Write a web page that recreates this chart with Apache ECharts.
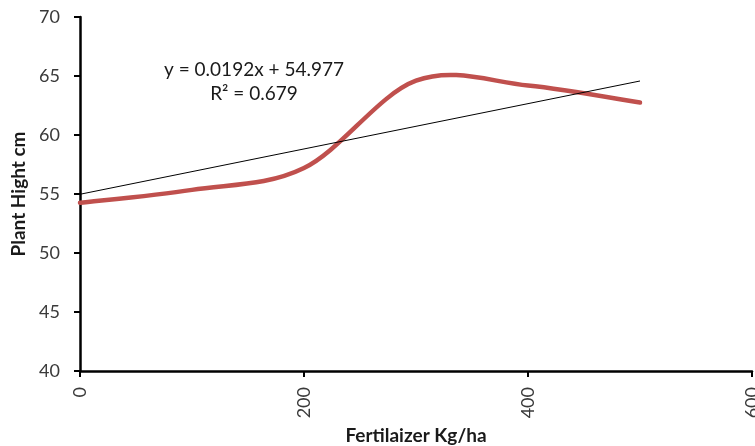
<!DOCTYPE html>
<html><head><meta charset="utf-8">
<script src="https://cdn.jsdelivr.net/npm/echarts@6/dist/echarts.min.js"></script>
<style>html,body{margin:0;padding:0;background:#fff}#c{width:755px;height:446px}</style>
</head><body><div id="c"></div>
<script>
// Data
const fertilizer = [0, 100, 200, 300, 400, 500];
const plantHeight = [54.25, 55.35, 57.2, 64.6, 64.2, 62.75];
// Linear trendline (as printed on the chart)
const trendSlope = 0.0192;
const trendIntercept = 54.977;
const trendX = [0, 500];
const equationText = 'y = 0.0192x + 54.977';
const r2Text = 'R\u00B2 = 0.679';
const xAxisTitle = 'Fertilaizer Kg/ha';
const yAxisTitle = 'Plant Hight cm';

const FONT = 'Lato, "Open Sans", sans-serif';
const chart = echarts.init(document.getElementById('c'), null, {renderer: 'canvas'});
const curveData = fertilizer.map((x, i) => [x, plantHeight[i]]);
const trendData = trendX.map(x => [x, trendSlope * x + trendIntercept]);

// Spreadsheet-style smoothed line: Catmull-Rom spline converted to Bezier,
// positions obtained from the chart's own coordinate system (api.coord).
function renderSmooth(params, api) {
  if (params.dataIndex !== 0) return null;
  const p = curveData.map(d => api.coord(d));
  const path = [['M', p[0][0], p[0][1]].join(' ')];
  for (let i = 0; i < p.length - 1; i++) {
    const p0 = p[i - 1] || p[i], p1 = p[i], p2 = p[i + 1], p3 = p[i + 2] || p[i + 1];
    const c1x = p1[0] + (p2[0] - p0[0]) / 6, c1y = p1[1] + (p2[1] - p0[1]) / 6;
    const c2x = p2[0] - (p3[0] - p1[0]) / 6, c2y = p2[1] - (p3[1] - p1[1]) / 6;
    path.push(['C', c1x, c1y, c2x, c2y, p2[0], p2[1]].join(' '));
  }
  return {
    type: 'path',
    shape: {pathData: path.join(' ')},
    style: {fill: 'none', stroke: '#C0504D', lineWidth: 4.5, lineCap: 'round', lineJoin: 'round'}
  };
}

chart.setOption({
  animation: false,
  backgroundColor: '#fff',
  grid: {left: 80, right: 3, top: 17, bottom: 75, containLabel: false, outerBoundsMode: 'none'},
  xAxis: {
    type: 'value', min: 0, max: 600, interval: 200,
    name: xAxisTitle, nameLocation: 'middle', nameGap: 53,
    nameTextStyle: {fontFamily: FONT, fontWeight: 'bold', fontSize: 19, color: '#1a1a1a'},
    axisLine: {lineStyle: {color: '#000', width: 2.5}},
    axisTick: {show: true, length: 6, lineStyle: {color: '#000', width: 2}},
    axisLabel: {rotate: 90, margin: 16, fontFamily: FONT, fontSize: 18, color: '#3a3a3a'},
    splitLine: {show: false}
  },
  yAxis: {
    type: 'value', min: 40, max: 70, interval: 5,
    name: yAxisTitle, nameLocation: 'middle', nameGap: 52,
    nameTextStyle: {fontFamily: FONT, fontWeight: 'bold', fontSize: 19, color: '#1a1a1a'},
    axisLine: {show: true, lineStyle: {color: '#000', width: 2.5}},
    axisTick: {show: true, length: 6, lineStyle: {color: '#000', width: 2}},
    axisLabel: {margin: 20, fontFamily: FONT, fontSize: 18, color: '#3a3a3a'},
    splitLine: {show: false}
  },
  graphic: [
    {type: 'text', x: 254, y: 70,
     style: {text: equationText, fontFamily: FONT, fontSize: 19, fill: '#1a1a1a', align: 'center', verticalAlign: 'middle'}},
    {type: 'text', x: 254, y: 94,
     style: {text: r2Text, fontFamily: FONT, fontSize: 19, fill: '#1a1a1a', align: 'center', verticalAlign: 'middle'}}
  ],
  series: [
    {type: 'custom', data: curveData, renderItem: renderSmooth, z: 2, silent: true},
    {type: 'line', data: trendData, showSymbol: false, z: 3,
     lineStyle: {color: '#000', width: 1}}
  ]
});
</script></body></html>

Exercise description: Leave every image out, and retype the material exactly.

Response to the task:
Write a web page that recreates this chart with Apache ECharts.
<!DOCTYPE html>
<html><head><meta charset="utf-8">
<script src="https://cdn.jsdelivr.net/npm/echarts@6/dist/echarts.min.js"></script>
<style>html,body{margin:0;padding:0;background:#fff}#c{width:755px;height:446px}</style>
</head><body><div id="c"></div>
<script>
// Data
const fertilizer = [0, 100, 200, 300, 400, 500];
const plantHeight = [54.25, 55.35, 57.2, 64.6, 64.2, 62.75];
// Linear trendline (as printed on the chart)
const trendSlope = 0.0192;
const trendIntercept = 54.977;
const trendX = [0, 500];
const equationText = 'y = 0.0192x + 54.977';
const r2Text = 'R\u00B2 = 0.679';
const xAxisTitle = 'Fertilaizer Kg/ha';
const yAxisTitle = 'Plant Hight cm';

const FONT = 'Lato, "Open Sans", sans-serif';
const chart = echarts.init(document.getElementById('c'), null, {renderer: 'canvas'});
const curveData = fertilizer.map((x, i) => [x, plantHeight[i]]);
const trendData = trendX.map(x => [x, trendSlope * x + trendIntercept]);

// Spreadsheet-style smoothed line: Catmull-Rom spline converted to Bezier,
// positions obtained from the chart's own coordinate system (api.coord).
function renderSmooth(params, api) {
  if (params.dataIndex !== 0) return null;
  const p = curveData.map(d => api.coord(d));
  const path = [['M', p[0][0], p[0][1]].join(' ')];
  for (let i = 0; i < p.length - 1; i++) {
    const p0 = p[i - 1] || p[i], p1 = p[i], p2 = p[i + 1], p3 = p[i + 2] || p[i + 1];
    const c1x = p1[0] + (p2[0] - p0[0]) / 6, c1y = p1[1] + (p2[1] - p0[1]) / 6;
    const c2x = p2[0] - (p3[0] - p1[0]) / 6, c2y = p2[1] - (p3[1] - p1[1]) / 6;
    path.push(['C', c1x, c1y, c2x, c2y, p2[0], p2[1]].join(' '));
  }
  return {
    type: 'path',
    shape: {pathData: path.join(' ')},
    style: {fill: 'none', stroke: '#C0504D', lineWidth: 4.5, lineCap: 'round', lineJoin: 'round'}
  };
}

chart.setOption({
  animation: false,
  backgroundColor: '#fff',
  grid: {left: 80, right: 3, top: 17, bottom: 75, containLabel: false, outerBoundsMode: 'none'},
  xAxis: {
    type: 'value', min: 0, max: 600, interval: 200,
    name: xAxisTitle, nameLocation: 'middle', nameGap: 53,
    nameTextStyle: {fontFamily: FONT, fontWeight: 'bold', fontSize: 19, color: '#1a1a1a'},
    axisLine: {lineStyle: {color: '#000', width: 2.5}},
    axisTick: {show: true, length: 6, lineStyle: {color: '#000', width: 2}},
    axisLabel: {rotate: 90, margin: 16, fontFamily: FONT, fontSize: 18, color: '#3a3a3a'},
    splitLine: {show: false}
  },
  yAxis: {
    type: 'value', min: 40, max: 70, interval: 5,
    name: yAxisTitle, nameLocation: 'middle', nameGap: 52,
    nameTextStyle: {fontFamily: FONT, fontWeight: 'bold', fontSize: 19, color: '#1a1a1a'},
    axisLine: {show: true, lineStyle: {color: '#000', width: 2.5}},
    axisTick: {show: true, length: 6, lineStyle: {color: '#000', width: 2}},
    axisLabel: {margin: 20, fontFamily: FONT, fontSize: 18, color: '#3a3a3a'},
    splitLine: {show: false}
  },
  graphic: [
    {type: 'text', x: 254, y: 70,
     style: {text: equationText, fontFamily: FONT, fontSize: 19, fill: '#1a1a1a', align: 'center', verticalAlign: 'middle'}},
    {type: 'text', x: 254, y: 94,
     style: {text: r2Text, fontFamily: FONT, fontSize: 19, fill: '#1a1a1a', align: 'center', verticalAlign: 'middle'}}
  ],
  series: [
    {type: 'custom', data: curveData, renderItem: renderSmooth, z: 2, silent: true},
    {type: 'line', data: trendData, showSymbol: false, z: 3,
     lineStyle: {color: '#000', width: 1}}
  ]
});
</script></body></html>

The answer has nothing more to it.